## What to produce
Can you output, word for word, the lines between the one holding "Reproduce this chart" and the one holding "40.03, 40.0, 40.0];", inclusive, leaving out any pictures?

## Record set
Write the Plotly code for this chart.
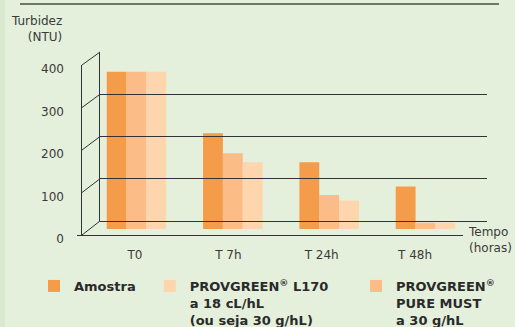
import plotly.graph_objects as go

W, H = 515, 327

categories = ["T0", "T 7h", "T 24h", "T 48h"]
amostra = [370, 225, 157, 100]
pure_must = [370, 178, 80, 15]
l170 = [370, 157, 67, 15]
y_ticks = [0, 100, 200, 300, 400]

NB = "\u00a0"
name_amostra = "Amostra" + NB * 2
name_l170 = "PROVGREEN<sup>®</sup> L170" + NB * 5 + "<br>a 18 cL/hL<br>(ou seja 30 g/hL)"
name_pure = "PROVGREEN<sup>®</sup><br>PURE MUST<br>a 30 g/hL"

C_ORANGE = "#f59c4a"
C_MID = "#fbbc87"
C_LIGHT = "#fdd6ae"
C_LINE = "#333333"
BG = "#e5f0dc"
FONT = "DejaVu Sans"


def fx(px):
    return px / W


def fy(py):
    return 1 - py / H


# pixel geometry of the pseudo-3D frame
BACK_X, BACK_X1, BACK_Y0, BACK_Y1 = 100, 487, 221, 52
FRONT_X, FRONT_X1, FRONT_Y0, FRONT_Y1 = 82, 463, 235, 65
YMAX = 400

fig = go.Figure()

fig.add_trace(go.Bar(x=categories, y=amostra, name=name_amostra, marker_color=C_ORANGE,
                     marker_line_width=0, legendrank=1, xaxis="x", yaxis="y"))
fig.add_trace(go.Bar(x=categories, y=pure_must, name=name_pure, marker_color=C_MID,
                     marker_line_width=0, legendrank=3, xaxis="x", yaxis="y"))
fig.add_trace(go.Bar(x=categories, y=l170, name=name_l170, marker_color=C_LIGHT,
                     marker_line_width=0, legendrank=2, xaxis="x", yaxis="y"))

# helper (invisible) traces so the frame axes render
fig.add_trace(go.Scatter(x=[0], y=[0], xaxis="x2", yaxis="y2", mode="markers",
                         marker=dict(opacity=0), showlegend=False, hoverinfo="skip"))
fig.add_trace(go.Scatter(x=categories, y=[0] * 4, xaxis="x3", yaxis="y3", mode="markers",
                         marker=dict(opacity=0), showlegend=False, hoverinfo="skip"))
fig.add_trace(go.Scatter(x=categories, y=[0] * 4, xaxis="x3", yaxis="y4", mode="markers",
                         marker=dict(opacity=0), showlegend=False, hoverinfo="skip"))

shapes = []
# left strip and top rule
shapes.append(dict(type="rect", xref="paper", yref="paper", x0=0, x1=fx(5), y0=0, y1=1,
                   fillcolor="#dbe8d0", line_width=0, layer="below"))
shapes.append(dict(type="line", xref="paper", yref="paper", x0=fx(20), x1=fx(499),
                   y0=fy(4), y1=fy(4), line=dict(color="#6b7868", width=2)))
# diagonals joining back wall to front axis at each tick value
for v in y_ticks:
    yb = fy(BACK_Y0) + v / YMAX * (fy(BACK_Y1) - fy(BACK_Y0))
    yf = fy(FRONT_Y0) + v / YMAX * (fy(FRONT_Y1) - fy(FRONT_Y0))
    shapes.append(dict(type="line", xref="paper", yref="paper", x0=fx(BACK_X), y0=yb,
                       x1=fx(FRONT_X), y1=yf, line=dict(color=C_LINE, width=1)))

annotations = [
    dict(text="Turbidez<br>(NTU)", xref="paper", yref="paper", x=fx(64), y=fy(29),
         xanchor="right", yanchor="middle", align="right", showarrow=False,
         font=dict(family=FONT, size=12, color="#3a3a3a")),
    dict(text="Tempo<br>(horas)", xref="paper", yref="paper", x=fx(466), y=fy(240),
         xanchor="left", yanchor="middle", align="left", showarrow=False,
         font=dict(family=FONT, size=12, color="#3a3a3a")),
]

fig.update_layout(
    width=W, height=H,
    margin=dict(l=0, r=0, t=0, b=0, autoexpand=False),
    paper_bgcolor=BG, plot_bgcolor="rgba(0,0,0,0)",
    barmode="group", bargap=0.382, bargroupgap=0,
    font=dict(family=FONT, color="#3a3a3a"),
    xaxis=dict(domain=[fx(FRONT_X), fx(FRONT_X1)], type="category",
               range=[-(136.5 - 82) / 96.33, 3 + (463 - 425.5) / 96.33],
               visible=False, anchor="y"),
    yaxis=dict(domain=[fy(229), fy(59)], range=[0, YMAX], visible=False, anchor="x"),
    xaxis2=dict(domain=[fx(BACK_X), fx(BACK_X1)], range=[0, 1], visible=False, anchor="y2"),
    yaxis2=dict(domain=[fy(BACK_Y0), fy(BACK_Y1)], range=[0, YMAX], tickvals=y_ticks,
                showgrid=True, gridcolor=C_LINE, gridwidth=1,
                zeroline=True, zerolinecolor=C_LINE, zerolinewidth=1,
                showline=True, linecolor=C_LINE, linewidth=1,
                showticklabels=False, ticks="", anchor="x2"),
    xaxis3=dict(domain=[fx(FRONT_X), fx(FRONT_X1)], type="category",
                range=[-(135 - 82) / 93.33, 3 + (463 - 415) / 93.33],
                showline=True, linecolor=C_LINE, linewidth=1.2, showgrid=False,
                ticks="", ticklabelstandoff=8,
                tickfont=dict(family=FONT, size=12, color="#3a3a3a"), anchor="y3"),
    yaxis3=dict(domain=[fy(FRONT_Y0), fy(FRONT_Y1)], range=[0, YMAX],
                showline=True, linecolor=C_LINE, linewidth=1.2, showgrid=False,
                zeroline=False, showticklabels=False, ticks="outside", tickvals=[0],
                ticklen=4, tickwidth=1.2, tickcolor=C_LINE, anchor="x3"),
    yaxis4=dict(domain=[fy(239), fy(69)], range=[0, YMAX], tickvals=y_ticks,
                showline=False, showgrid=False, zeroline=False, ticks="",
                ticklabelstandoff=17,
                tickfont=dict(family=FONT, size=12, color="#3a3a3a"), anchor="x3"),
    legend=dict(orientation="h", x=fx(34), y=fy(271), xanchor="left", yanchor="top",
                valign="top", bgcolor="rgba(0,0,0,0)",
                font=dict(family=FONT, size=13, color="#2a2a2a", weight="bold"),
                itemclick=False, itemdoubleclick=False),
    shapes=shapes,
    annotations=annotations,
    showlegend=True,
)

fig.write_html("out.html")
--
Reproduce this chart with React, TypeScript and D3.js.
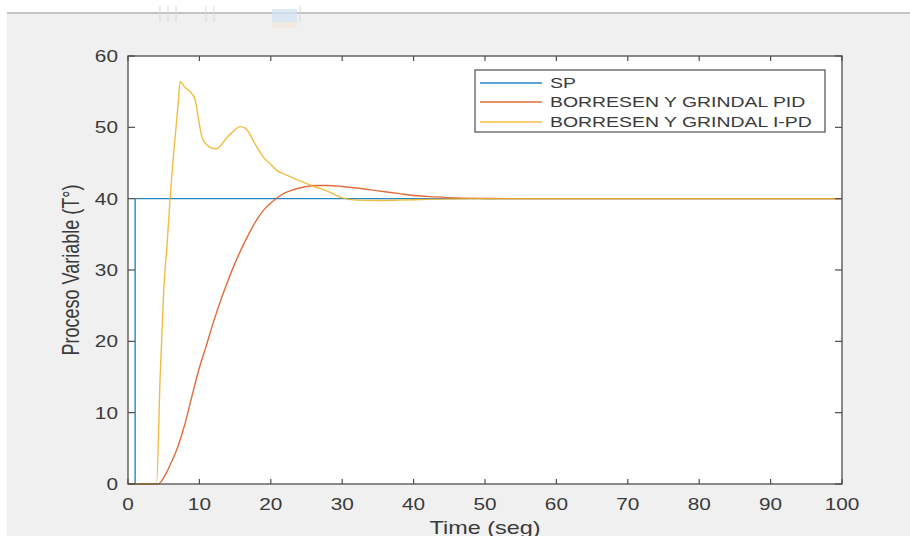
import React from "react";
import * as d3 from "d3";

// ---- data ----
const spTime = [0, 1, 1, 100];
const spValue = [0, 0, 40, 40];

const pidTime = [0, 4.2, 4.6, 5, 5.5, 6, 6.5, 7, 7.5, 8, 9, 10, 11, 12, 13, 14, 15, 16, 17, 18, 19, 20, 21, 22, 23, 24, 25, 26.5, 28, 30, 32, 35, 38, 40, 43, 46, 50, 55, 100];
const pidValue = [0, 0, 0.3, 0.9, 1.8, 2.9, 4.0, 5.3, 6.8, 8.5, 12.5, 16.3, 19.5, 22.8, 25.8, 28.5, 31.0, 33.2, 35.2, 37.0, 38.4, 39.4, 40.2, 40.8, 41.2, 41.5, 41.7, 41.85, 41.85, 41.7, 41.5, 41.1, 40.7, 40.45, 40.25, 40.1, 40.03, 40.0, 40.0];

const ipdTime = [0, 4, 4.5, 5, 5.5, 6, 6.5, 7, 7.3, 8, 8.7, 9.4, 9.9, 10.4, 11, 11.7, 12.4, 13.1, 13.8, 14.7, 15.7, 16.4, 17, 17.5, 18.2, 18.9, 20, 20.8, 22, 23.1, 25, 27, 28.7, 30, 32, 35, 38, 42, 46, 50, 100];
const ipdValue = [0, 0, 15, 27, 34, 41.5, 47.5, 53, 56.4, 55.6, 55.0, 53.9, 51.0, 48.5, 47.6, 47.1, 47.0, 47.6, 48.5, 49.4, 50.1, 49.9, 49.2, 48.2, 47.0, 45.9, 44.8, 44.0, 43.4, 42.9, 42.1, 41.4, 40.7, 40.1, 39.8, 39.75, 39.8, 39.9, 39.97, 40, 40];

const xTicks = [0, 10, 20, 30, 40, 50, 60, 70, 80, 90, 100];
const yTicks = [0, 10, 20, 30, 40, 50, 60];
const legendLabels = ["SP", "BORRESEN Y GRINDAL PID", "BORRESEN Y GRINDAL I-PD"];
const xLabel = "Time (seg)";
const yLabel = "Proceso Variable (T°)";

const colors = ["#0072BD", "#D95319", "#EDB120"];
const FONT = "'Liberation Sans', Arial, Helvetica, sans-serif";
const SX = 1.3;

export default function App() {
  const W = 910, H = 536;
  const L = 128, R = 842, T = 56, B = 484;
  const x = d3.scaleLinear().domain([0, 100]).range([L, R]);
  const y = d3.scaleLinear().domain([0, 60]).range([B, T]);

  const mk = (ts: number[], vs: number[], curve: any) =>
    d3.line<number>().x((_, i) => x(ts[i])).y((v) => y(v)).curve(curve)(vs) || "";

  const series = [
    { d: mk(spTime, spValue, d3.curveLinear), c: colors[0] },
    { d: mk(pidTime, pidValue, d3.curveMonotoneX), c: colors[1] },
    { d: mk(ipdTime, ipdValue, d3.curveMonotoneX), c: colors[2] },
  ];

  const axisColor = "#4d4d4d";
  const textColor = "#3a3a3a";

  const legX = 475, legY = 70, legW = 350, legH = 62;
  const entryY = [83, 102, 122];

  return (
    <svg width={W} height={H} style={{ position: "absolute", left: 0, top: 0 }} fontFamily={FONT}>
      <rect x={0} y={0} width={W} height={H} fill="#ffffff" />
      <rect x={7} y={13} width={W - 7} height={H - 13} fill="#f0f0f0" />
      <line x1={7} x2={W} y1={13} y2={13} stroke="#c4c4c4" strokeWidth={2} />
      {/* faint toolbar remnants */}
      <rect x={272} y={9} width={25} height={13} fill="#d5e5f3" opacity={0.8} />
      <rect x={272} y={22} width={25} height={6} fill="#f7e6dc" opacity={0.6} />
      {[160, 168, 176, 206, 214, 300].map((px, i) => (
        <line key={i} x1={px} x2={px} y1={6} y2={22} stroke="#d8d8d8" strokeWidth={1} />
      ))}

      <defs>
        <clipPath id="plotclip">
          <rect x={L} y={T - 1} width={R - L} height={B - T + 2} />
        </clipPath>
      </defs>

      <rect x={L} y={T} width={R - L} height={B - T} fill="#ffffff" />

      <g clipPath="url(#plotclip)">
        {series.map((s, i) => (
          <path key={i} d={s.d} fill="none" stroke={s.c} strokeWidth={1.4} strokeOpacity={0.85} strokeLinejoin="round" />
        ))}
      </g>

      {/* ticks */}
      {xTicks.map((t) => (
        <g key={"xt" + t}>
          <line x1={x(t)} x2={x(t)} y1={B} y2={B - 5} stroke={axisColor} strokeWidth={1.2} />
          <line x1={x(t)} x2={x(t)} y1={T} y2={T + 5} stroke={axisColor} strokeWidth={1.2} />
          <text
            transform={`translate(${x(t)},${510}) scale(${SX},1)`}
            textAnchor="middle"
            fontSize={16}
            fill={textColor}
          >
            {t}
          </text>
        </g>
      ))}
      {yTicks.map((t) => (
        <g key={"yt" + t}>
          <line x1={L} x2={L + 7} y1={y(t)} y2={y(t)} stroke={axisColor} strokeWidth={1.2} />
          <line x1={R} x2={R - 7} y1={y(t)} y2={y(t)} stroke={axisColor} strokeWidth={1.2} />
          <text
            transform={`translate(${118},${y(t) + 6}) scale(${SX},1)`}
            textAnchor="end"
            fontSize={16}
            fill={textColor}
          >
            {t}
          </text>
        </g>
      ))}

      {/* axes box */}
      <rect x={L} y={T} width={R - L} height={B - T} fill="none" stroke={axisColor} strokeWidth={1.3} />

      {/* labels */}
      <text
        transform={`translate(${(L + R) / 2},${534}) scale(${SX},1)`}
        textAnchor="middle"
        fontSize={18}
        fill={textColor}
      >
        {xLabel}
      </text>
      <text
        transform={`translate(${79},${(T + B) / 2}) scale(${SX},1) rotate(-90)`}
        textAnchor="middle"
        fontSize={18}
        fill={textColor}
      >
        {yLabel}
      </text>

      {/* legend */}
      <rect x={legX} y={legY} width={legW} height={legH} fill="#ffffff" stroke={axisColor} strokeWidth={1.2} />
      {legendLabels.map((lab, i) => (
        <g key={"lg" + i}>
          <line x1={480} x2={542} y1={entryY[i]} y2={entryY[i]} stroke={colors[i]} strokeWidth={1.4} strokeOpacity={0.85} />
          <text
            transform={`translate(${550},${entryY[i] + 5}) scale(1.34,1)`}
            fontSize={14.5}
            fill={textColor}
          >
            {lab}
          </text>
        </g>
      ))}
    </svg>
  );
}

## Answer in full
Reproduce this chart with React, TypeScript and D3.js.
import React from "react";
import * as d3 from "d3";

// ---- data ----
const spTime = [0, 1, 1, 100];
const spValue = [0, 0, 40, 40];

const pidTime = [0, 4.2, 4.6, 5, 5.5, 6, 6.5, 7, 7.5, 8, 9, 10, 11, 12, 13, 14, 15, 16, 17, 18, 19, 20, 21, 22, 23, 24, 25, 26.5, 28, 30, 32, 35, 38, 40, 43, 46, 50, 55, 100];
const pidValue = [0, 0, 0.3, 0.9, 1.8, 2.9, 4.0, 5.3, 6.8, 8.5, 12.5, 16.3, 19.5, 22.8, 25.8, 28.5, 31.0, 33.2, 35.2, 37.0, 38.4, 39.4, 40.2, 40.8, 41.2, 41.5, 41.7, 41.85, 41.85, 41.7, 41.5, 41.1, 40.7, 40.45, 40.25, 40.1, 40.03, 40.0, 40.0];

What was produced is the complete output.